You’re probably wondering how I went from chatting with the chancellor to eating a quiet dinner with my wife to interviewing Jennifer Yuengling. Me too. Jennifer came in with a group of guys from Indiana Beverage, which is distributing Yuengling beer in northwest Indiana. I knew one of the guys from IB – Brad Hendrix.
“You don’t remember how we know each other, do you, Dedelow?” Brad said. “Here’s a hint. We spent a whole evening partying together once in Tallahassee, Florida.”
Yes we did. Brad’s head of sales for IB and he and I and Brad’s wife and a guy named Brian Cook prepped in a bar for the Notre Dame-Florida State game in Tallahassee in 2015. That’s the game that Notre Dame had won until a ref called a penalty on a late touchdown by Notre Dame and gave the game to FSU. Total ripoff. Southern homecooking… and I don’t even like Notre Dame.
Anyways, at True Barbecue next thing you know Alexis is holding a cellphone and Jennifer Yuengling and I are doing a Facebook Live video. I ask what her favorite Yuengling beer is, and Jennifer says, “They’re like children. I love them all.”
I posted the video above in case the three or four of you are interested. Jennifer agreed that next time she comes to town to promote the family beer that she’ll come to WJOB studios and “we’ll do it up right.”
…. In other ME news, I wrote a poem. Wanna hear it?
Never Want to Sing
I wish you could answer honestly
But I don’t think you could.
The smirk you wear
Says you don’t care
Like I always thought you should.
Sorry’s just another way
To say you’ll soon be gone.
It means nothing.
Not if you’re not gonna be here.
Be strong. Be absent
Breathe deep.
Drink whiskey.
The hugs we shared
And fires we lit
No longer mean a thing.
A cold dark night
Keeps gripping me.
I’ll never want to sing.
Here’s how it goes with me and poems. One moment I’ll be sitting there listening to Grateful Dead, and the next moment I’ll pick up a napkin and write a poem on it. There’s not a reason for doing so. And there’s no way to deliberately write a poem. They just come when they want to. Whether they’re any good or not, I have no idea. They just come.
With the above poem, I was thinking about girl named Irene that I used to fool around with in the cooperative at Berkeley. She was crazy about this guy John, who like me played basketball in high school. He played for a place like Pacific Palisades south of LA and I played for Munster High School. He played center and I played guard.
As a matter of fact, John and I teamed up to form a Barrington Hall intramural basketball team, and we won the campus cooperative tournament two years running. Put that up there with winning 15th in the state of Indiana in extemporaneous speaking and All-Lake Suburban conference honors in three sports in one year.
Anyways, sometimes John and Irene would be together, and sometimes they wouldn’t be.
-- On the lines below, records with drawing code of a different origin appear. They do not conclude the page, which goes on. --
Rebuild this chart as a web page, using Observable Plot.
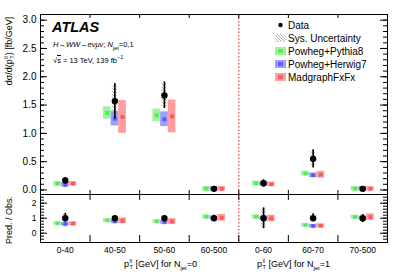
<!DOCTYPE html>
<html><head><meta charset="utf-8">
<script src="https://cdn.jsdelivr.net/npm/d3@7"></script>
<script src="https://cdn.jsdelivr.net/npm/@observablehq/plot@0.6"></script>
<style>
body{margin:0;background:#fff;font-family:"Liberation Sans",Arial,sans-serif;}
#wrap{position:relative;width:407px;height:278px;overflow:hidden;}
.abs{position:absolute;white-space:nowrap;color:#000;}
.pt{display:inline-flex;flex-direction:column;vertical-align:middle;font-size:0.62em;line-height:0.95em;margin-left:0.5px;}
</style></head>
<body><div id="wrap"></div>
<script>
// ---- data ----
const categories = ["0-40","40-50","50-60","60-500","0-60","60-70","70-500"];
const nJet0Bins = 4;
const dataValue = [0.168, 1.57, 1.67, 0.02, 0.12, 0.55, 0.02];
const dataErrLo = [0.11, 1.26, 1.44, 0.005, 0.05, 0.39, 0.005];
const dataErrHi = [0.22, 1.88, 1.91, 0.035, 0.18, 0.71, 0.035];
const sysLo = [0.13, 1.29, 1.46, 0.01, 0.06, 0.43, 0.01];
const sysHi = [0.21, 1.84, 1.88, 0.03, 0.17, 0.68, 0.03];
const pythia = [0.11, 1.36, 1.32, 0.02, 0.115, 0.29, 0.02];
const pythiaUnc = [0.04, 0.11, 0.11, 0.04, 0.04, 0.04, 0.04];
const herwig = [0.09, 1.26, 1.25, 0.02, 0.11, 0.26, 0.02];
const herwigUnc = [0.04, 0.13, 0.13, 0.04, 0.04, 0.04, 0.04];
const madgraph = [0.11, 1.29, 1.30, 0.02, 0.10, 0.27, 0.02];
const madgraphUnc = [0.04, 0.29, 0.29, 0.04, 0.04, 0.06, 0.04];
// ratio panel
const ratioErrLo = [0.73, 0.90, 0.93, 0.80, 0.30, 0.78, 0.71];
const ratioErrHi = [1.33, 1.10, 1.07, 1.20, 1.69, 1.29, 1.25];
const ratioSysLo = [0.78, 0.92, 0.94, 0.83, 0.36, 0.80, 0.75];
const ratioSysHi = [1.28, 1.08, 1.06, 1.17, 1.62, 1.25, 1.22];
const pythiaRatio = [0.65, 0.85, 0.78, 1.09, 1.09, 0.53, 1.07];
const pythiaRatioUnc = [0.12, 0.12, 0.12, 0.13, 0.13, 0.12, 0.13];
const herwigRatio = [0.60, 0.78, 0.73, 1.00, 1.00, 0.47, 1.00];
const herwigRatioUnc = [0.12, 0.13, 0.13, 0.13, 0.13, 0.12, 0.13];
const madgraphRatio = [0.63, 0.83, 0.78, 1.03, 0.98, 0.49, 1.07];
const madgraphRatioUnc = [0.13, 0.19, 0.19, 0.22, 0.22, 0.14, 0.22];
const yTicksTop = [0, 0.5, 1, 1.5, 2, 2.5, 3];
const yTicksBottom = [0, 1, 2];
const seriesNames = ["Powheg+Pythia8", "Powheg+Herwig7", "MadgraphFxFx"];
const seriesColors = ["#00e000", "#0000ff", "#ff0000"];

// ---- build tables ----
const off = [-0.155, 0, 0.155], hw = 0.077;
function modelRows(vals, uncs, s) {
  return vals.map((v, i) => ({i, s, v, lo: v - uncs[i], hi: v + uncs[i]}));
}
const topModels = [
  ...modelRows(pythia, pythiaUnc, 0), ...modelRows(herwig, herwigUnc, 1), ...modelRows(madgraph, madgraphUnc, 2)];
const botModels = [
  ...modelRows(pythiaRatio, pythiaRatioUnc, 0), ...modelRows(herwigRatio, herwigRatioUnc, 1), ...modelRows(madgraphRatio, madgraphRatioUnc, 2)];
const topData = categories.map((c, i) => ({i, v: dataValue[i], lo: dataErrLo[i], hi: dataErrHi[i], slo: sysLo[i], shi: sysHi[i]}));
const botData = categories.map((c, i) => ({i, v: 1, lo: ratioErrLo[i], hi: ratioErrHi[i], slo: ratioSysLo[i], shi: ratioSysHi[i]}));
const boundaries = d3.range(1, categories.length);
const centers = categories.map((c, i) => i + 0.5);

const W = 407, ML = 40, MR = 20;
const xScale = {domain: [0, categories.length], range: [ML, W - MR]};
const colorScale = {type: "ordinal", domain: [0, 1, 2], range: seriesColors};

function panelMarks(models, pts, frameH, topTickIn, botTickIn, majors, minors, fontSize, hatchId) {
  return [
    Plot.rect(models, {x1: d => d.i + 0.5 + off[d.s] - hw, x2: d => d.i + 0.5 + off[d.s] + hw, y1: "lo", y2: "hi", fill: "s", fillOpacity: 0.38}),
    Plot.dot(models, {x: d => d.i + 0.5 + off[d.s], y: "v", symbol: "square", r: 2.2, fill: "s", fillOpacity: 0.45}),
    Plot.rect(pts, {x1: d => d.i + 0.5 - 0.05, x2: d => d.i + 0.5 + 0.05, y1: "slo", y2: "shi", fill: `url(#${hatchId})`}),
    Plot.ruleX(pts, {x: d => d.i + 0.5, y1: "lo", y2: "hi", stroke: "#000", strokeWidth: 1.6}),
    Plot.dot(pts, {x: d => d.i + 0.5, y: "v", r: 3.2, fill: "#000", stroke: null}),
    Plot.ruleX([nJet0Bins], {x: d => d, stroke: "#e03a3a", strokeWidth: 1.2, strokeDasharray: "1.5,2"}),
    // boundary ticks
    Plot.tickX(boundaries, {x: d => d, insetBottom: frameH - topTickIn, stroke: "#000"}),
    Plot.tickX(boundaries, {x: d => d, insetTop: frameH - botTickIn, stroke: "#000"}),
    // y ticks (inside, both sides)
    Plot.tickY(majors, {y: d => d, insetRight: W - ML - MR - 7, stroke: "#000"}),
    Plot.tickY(majors, {y: d => d, insetLeft: W - ML - MR - 7, stroke: "#000"}),
    Plot.tickY(minors, {y: d => d, insetRight: W - ML - MR - 4, stroke: "#000"}),
    Plot.tickY(minors, {y: d => d, insetLeft: W - ML - MR - 4, stroke: "#000"}),
    Plot.axisY(majors, {tickSize: 0, tickPadding: 4, fontSize, label: null}),
    Plot.frame({stroke: "#000", strokeWidth: 1})
  ];
}

function hatchPattern(sel, id) {
  const p = sel.append("pattern").attr("id", id).attr("patternUnits", "userSpaceOnUse")
    .attr("width", 3).attr("height", 3);
  p.append("path").attr("d", "M-1,-1L4,4M-1,2L1,4M2,-1L4,1").attr("stroke", "#8a8a8a").attr("stroke-width", 0.7);
}
function addHatch(svg, id) {
  hatchPattern(d3.select(svg).insert("defs", ":first-child"), id);
}

const wrap = document.getElementById("wrap");

const topMinors = d3.range(0, 3.1, 0.1).map(v => +v.toFixed(2));
const topSvg = Plot.plot({
  width: W, height: 195, marginTop: 14, marginBottom: 1, marginLeft: ML, marginRight: MR,
  style: {fontFamily: "Liberation Sans, Arial, sans-serif", background: "transparent"},
  x: {...xScale, axis: null},
  y: {domain: [-0.08, 3.1], axis: null},
  color: colorScale,
  marks: panelMarks(topModels, topData, 180, 4, 4, yTicksTop, topMinors, 10, "hatch1")
});
addHatch(topSvg, "hatch1");
topSvg.style.position = "absolute"; topSvg.style.left = "0px"; topSvg.style.top = "0px";
wrap.appendChild(topSvg);

const botMinors = d3.range(-0.4, 2.5, 0.2).map(v => +v.toFixed(2));
const botSvg = Plot.plot({
  width: W, height: 88, marginTop: 4, marginBottom: 36, marginLeft: ML, marginRight: MR,
  style: {fontFamily: "Liberation Sans, Arial, sans-serif", background: "transparent"},
  x: {...xScale},
  y: {domain: [-0.62, 2.58], axis: null},
  color: colorScale,
  marks: [
    ...panelMarks(botModels, botData, 48, 6, 7, yTicksBottom, botMinors, 8.5, "hatch2"),
    Plot.axisX(centers, {tickSize: 0, tickPadding: 4, fontSize: 8.5, label: null, tickFormat: d => categories[Math.floor(d)]})
  ]
});
addHatch(botSvg, "hatch2");
botSvg.style.position = "absolute"; botSvg.style.left = "0px"; botSvg.style.top = "190px";
wrap.appendChild(botSvg);

// ---- texts ----
function add(html, css) {
  const d = document.createElement("div");
  d.className = "abs"; d.innerHTML = html; d.style.cssText += css; wrap.appendChild(d); return d;
}
const ptll = 'p<span class="pt"><span>ll</span><span>T</span></span>';
add('<b><i>ATLAS</i></b>', "left:52px;top:19px;font-size:14.5px;");
add('<i>H</i>&#8594;<i>WW</i>&#8594;<i>e&#957;&#956;&#957;</i>; <i>N</i><sub style="font-size:5.5px">jet</sub>=0,1', "left:53px;top:40px;font-size:7.5px;");
add('&#8730;<span style="text-decoration:overline">s</span> = 13 TeV, 139 fb<sup style="font-size:5.5px">&#8722;1</sup>', "left:53px;top:54px;font-size:7.5px;");
add('d&#963;/d(' + ptll + ') [fb/GeV]', "left:9px;top:51px;font-size:9px;transform:translate(-50%,-50%) rotate(-90deg);");
add('Pred. / Obs.', "left:9px;top:220px;font-size:9px;transform:translate(-50%,-50%) rotate(-90deg);");
add(ptll + ' [GeV] for N<sub style="font-size:6px">jet</sub>=0', "right:" + (W - 197) + "px;top:259px;font-size:9px;");
add(ptll + ' [GeV] for N<sub style="font-size:6px">jet</sub>=1', "right:" + (W - 330) + "px;top:259px;font-size:9px;");

// ---- legend ----
const leg = d3.select(wrap).append("svg").attr("width", W).attr("height", 100)
  .style("position", "absolute").style("left", "0px").style("top", "0px");
hatchPattern(leg.append("defs"), "hatchL");
const lx = 275, lw = 11, rows = [25, 38, 51, 64, 77];
leg.append("circle").attr("cx", lx + lw / 2).attr("cy", rows[0]).attr("r", 2.2).attr("fill", "#000");
leg.append("rect").attr("x", lx).attr("y", rows[1] - 4).attr("width", lw).attr("height", 8).attr("fill", "url(#hatchL)");
seriesNames.forEach((n, k) => {
  leg.append("rect").attr("x", lx).attr("y", rows[k + 2] - 4).attr("width", lw).attr("height", 8)
    .attr("fill", seriesColors[k]).attr("fill-opacity", 0.38);
  leg.append("rect").attr("x", lx + 3).attr("y", rows[k + 2] - 2).attr("width", 5).attr("height", 4)
    .attr("fill", seriesColors[k]).attr("fill-opacity", 0.4);
});
["Data", "Sys. Uncertainty", ...seriesNames].forEach((t, k) => {
  leg.append("text").attr("x", lx + lw + 2).attr("y", rows[k]).attr("dy", "0.36em")
    .attr("font-size", 10).attr("font-family", "Liberation Sans, Arial, sans-serif").text(t);
});
</script>
</body></html>
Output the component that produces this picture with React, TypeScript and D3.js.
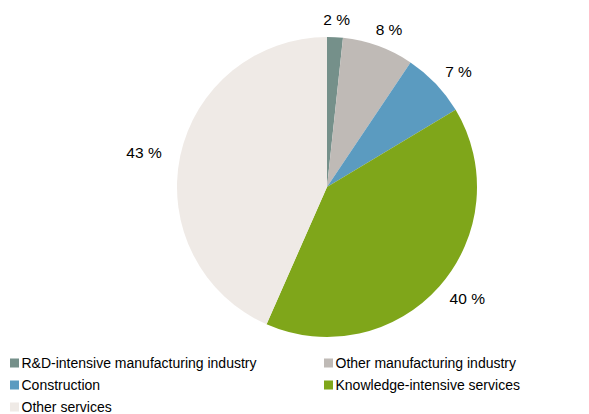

John, you see, discovered what a lot of young suburbanites discovered once they came to Berkeley – that he had a weakness for illicit drugs. He got lost in them and wound up wandering around Strawberry Canyon behind the football stadium looking at the stars and talking to himself. He lost interest in Irene for weeks at a time.
That’s where I stepped in. I always thought of myself as kind of a utility infielder. I could play third, shortstop, second base and even catch or play outfield. There was a guy who played for the Cubs in 1970s who could do all of these things. His name was Carmen Fanzone. I was the Carmen Fanzone of Barrington Hall.
It’s not like I went around stealing other guys’ girlfriends. That was never the intent. But since Irene and I both liked reading Bukowski, we’d trade his books back and forth. Every once in a while we’d wind up sitting on her futon and next thing you know, well, Carmen Fanzone.
There wasn’t any love to the making. It was more like we were both there and a little drunk and there was Neil Young and Crazy Horse on the turntable, so next thing you know I’m slipping out of her room at five in the morning. Carmen Fanzone to the rescue.
Back to the poem. For some reason here in 2017, a couple blocks from a highway that carries more trucks on it in a day than any other in America, I was trying to think what Irene – who by the way was a great singer - might have had to say to John if she had the chance. Hence the poem, and hence Another Thousand Words.